> Problem to solve
The lines beneath this instruction, from the first through the one containing "import seaborn as sns", must be transcribed exactly; no other line belongs in the output.

> Raw data
........
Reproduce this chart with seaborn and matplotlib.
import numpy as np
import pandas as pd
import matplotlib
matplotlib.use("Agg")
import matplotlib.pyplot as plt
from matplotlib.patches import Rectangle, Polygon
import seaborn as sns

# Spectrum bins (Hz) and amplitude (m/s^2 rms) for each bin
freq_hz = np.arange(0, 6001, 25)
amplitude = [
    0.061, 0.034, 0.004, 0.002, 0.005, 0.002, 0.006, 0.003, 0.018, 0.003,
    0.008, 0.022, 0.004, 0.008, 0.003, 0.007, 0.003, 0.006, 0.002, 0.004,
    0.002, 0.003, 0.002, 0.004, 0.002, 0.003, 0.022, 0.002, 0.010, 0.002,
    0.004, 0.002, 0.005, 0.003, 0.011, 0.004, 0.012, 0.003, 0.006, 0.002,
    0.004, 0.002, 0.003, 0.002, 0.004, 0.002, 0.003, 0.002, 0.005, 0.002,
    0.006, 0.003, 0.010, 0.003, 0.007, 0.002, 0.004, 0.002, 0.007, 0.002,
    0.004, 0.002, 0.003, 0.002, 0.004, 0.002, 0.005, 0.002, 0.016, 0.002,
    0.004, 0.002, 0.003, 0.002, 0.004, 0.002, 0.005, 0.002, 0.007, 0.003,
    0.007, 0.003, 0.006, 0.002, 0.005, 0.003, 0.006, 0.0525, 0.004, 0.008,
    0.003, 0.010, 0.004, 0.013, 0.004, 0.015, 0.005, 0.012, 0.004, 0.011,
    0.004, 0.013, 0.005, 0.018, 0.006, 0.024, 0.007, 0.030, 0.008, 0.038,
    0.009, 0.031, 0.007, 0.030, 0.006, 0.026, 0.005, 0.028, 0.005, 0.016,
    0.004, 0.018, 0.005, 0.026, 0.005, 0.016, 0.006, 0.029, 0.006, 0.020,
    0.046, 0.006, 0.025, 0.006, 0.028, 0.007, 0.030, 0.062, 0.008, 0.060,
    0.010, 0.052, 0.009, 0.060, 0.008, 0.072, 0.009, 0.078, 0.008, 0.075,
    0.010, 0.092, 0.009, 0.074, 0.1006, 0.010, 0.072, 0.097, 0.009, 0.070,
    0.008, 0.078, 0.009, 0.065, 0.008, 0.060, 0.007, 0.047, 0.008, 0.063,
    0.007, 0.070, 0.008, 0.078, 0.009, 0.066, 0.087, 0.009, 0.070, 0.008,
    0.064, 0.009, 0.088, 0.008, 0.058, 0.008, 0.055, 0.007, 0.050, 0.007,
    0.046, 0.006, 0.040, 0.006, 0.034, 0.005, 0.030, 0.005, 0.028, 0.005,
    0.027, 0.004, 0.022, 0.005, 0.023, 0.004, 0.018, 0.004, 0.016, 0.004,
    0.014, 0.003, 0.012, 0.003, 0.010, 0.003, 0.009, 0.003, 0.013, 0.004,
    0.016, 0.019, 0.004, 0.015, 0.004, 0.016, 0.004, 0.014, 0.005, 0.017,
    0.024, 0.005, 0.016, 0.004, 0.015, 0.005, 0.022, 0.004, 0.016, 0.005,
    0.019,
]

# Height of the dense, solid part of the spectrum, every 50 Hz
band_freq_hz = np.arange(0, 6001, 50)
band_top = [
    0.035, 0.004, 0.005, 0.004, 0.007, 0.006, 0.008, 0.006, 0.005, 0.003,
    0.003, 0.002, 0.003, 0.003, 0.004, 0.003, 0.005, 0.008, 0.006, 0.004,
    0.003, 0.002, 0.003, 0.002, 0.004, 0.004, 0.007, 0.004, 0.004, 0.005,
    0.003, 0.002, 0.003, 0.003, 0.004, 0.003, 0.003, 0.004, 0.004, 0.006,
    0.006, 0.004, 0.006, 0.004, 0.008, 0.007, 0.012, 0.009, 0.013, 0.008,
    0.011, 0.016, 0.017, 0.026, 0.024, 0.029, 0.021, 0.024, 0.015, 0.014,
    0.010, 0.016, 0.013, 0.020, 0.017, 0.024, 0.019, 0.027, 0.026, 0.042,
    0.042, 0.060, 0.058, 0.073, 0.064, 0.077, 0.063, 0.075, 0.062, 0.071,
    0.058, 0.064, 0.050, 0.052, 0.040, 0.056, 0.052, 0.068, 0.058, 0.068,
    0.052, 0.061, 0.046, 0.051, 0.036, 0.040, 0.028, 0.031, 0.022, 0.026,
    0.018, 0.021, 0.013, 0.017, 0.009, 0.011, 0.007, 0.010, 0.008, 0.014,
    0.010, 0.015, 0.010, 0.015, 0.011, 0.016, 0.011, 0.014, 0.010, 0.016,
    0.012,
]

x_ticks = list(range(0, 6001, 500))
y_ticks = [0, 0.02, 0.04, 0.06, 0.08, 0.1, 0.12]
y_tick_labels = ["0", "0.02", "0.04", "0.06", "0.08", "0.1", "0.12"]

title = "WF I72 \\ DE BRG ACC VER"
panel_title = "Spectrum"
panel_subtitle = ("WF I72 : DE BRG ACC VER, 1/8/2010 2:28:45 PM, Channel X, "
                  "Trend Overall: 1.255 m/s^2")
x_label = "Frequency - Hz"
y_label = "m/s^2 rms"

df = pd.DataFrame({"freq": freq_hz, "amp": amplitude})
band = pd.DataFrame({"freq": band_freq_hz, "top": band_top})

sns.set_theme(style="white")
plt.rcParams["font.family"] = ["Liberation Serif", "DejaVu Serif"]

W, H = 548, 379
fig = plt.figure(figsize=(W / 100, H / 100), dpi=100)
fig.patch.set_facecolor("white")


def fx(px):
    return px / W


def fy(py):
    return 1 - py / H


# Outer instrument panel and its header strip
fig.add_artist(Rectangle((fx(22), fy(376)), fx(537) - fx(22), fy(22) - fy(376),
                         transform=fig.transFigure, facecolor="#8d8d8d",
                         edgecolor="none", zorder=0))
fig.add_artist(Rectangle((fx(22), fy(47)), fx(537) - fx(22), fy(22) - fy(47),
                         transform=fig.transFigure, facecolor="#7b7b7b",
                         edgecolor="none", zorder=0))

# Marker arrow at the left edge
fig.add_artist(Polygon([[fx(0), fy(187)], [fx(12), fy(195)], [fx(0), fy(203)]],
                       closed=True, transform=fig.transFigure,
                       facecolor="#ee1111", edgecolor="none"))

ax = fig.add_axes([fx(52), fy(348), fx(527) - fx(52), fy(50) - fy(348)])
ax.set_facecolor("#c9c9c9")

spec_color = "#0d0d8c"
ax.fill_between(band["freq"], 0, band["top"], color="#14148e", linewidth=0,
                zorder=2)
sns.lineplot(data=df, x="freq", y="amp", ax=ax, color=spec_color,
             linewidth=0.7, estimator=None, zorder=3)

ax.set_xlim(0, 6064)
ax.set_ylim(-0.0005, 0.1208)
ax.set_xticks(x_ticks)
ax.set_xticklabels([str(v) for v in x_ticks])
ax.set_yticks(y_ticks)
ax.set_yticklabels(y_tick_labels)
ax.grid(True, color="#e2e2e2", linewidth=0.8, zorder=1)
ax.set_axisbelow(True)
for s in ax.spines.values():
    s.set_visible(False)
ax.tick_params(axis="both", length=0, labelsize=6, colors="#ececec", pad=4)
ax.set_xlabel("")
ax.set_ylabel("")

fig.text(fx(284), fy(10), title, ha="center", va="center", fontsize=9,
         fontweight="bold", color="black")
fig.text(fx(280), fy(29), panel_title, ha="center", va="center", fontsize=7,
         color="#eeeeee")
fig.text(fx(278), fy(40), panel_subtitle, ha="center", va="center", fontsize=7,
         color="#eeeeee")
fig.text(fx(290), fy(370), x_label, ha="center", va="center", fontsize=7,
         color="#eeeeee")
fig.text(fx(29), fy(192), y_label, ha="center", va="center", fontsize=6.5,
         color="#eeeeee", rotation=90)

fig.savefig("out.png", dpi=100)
........
> Response to the exercise
Reproduce this chart with seaborn and matplotlib.
import numpy as np
import pandas as pd
import matplotlib
matplotlib.use("Agg")
import matplotlib.pyplot as plt
from matplotlib.patches import Rectangle, Polygon
import seaborn as sns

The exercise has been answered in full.